I just tested with openjdk 1.6 as on the system, and the results are even worse: using a bytebuffer is much slower than using an intbuffer (reverse of the oracle jdk), getintarrayregion is still faster at 10240 integers, and criticalarray is quite a bit faster.

openjdk: intbuffer: 17s, bytebuffer: 23s, get/releaseintarray: 14s, get/setarrayregion: 13s, critical array: 10s.
jdk1.7: 18, 12, 15.5, 15.7, 12.

On those numbers: any solution wouldn't really matter in a real application, but given a choice the simplest (from java) seems the one to go for. i.e. arrays.

Also in my experience, on the java side - if you have to access all elements of the data it's often faster to access the bytebuffer (in chunks) via an array. i.e. a copy, and possibly messy logic.
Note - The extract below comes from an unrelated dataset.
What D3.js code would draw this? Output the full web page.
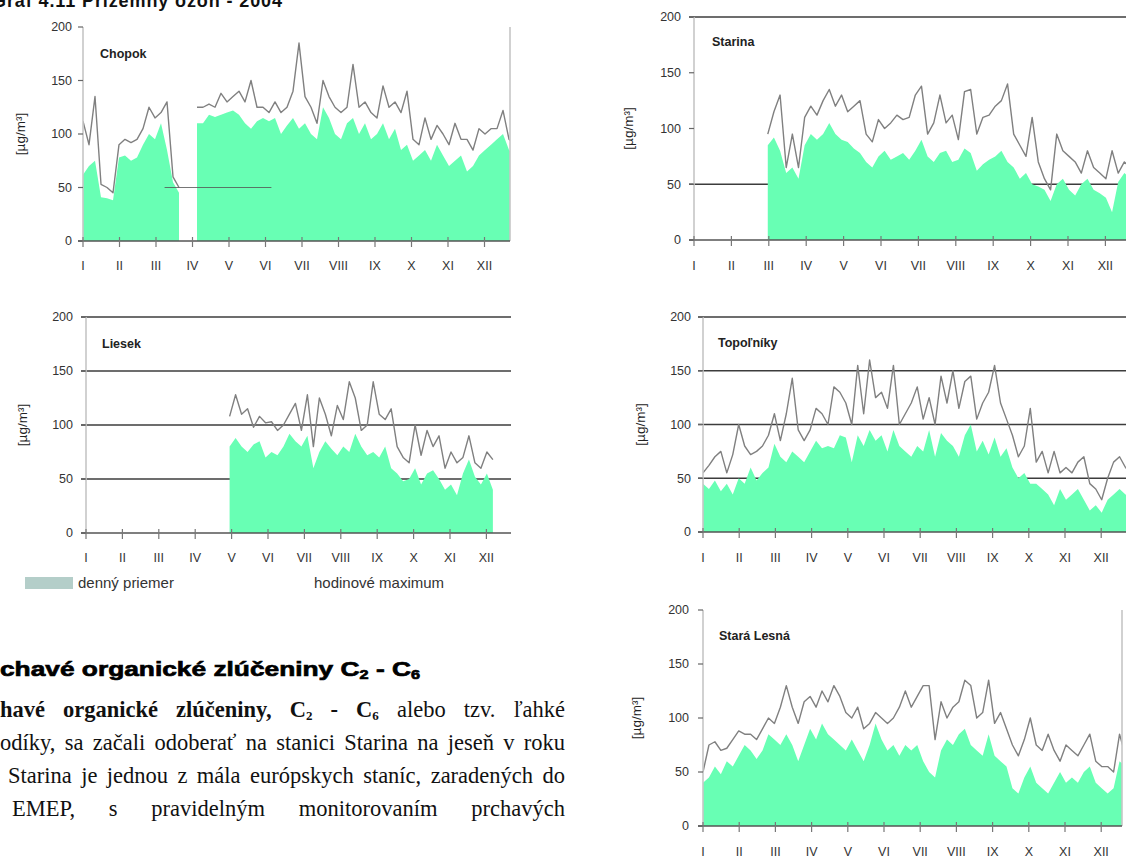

So strangely enough, it's only pre-allocated, very small (<= 4 integers) buffers that always win (and only by a small margin) when using direct buffers: even pushing it out to to 128K integers - 512KB of memory (which is clearly not practical for the alloca stuff) on the oracle jvm: criticalarray, byte buffer, get+setregion, intbuffer, get/release int array. openjdk: criticalarray, get+setregion, intbuffer, with bytebuffer/getreleasearray a dead heat for last.

Clearly if java isn't accessing all elements, this may not hold, otoh get/setarrayregion doesn't need to either. And no matter what, GetArrayElements/ReleaseArrayElements is the slowest of the lot.

Obviously what they were intended for: i/o, is a different matter as extra copies may not be able to lie around, the critical stuff can't be used, and they're a convenient way to encapsulate a malloc and for encoding binary streams. And the only real way to do something like concurrent access from a c thread - but that's a pretty limited case.

If you know of other benchmarks i'd be interested: I did a search but didn't find much. This was interesting though and of course i'm basically familiar with how jogamp does it.